Nine children have been given discipline up to and including long-term suspension, said Theresa Martin, spokeswoman for the Ware County school system. She would not be more specific but said none of the children had been back to school since the case came to light.

The purported target is a veteran educator who teaches third-grade students with learning disabilities, including attention deficit disorder, delayed development and hyperactivity, friends and parents said.

The scheme involved a division of roles, Tanner said. One child's job was to cover windows so no one could see outside, he said. Another was supposed to clean up after the attack.

"We're not sure at this point in the investigation how many of the students actually knew the intent was to hurt the teacher," Tanner said.

He said the teacher told detectives the children involved weren't known as troublemakers.

"You can't dismiss it," Tanner said. "But because they are kids, they may have thought this was like a cartoon -- we do whatever and then she stands up and she's OK. That's a hard call."

The parents of the students have cooperated with investigators, who aren't allowed to question the children without their parents' or guardians' consent, he said.
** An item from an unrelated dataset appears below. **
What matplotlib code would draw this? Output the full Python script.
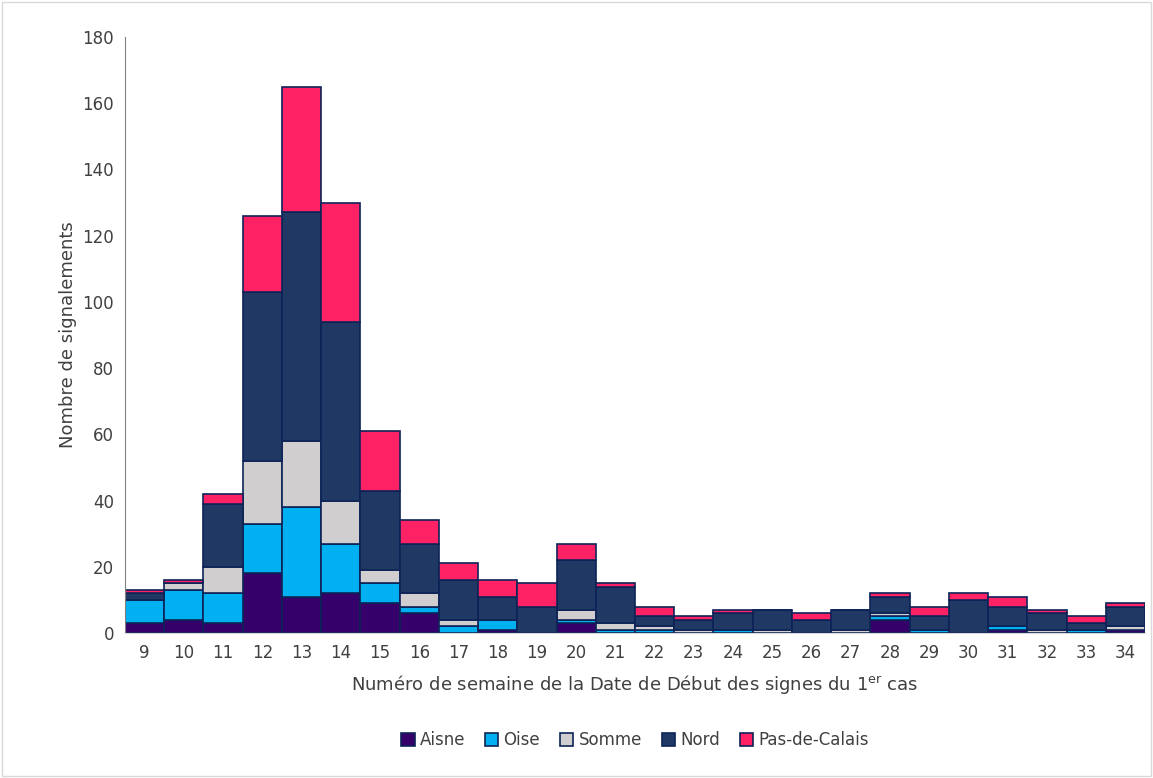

Authorities have withheld the children's names.

Martin told The Florida Times-Union of Jacksonville, Fla., that administrators would follow school system policy and state law in disciplining the students.

"From what I understand, they were considered pretty good kids," Martin said. "But we have to take this seriously, whether they were serious or not about carrying this through, and that's what we did."

Four mothers of other third-grade students at Center Elementary called for the immediate expulsion of the suspected plotters.

Stacy Carter and Deana Hiott both cited school system policy stating that any student who brings "anything reasonably considered to be a weapon" is to be expelled for at least the remainder of the school year.


"We don't want our children around them," Carter told the Times-Union. "The one with the knife could have stabbed my child or someone else's child at lunch or out on the playground."

"This is an isolated incident, an aberration. ... We have good kids," Center Principal Angie Coleman told the newspaper.

cuervo72
04-02-2008, 08:14 PM
Had that happened to me in high school, I'd have wanted to take a long nap.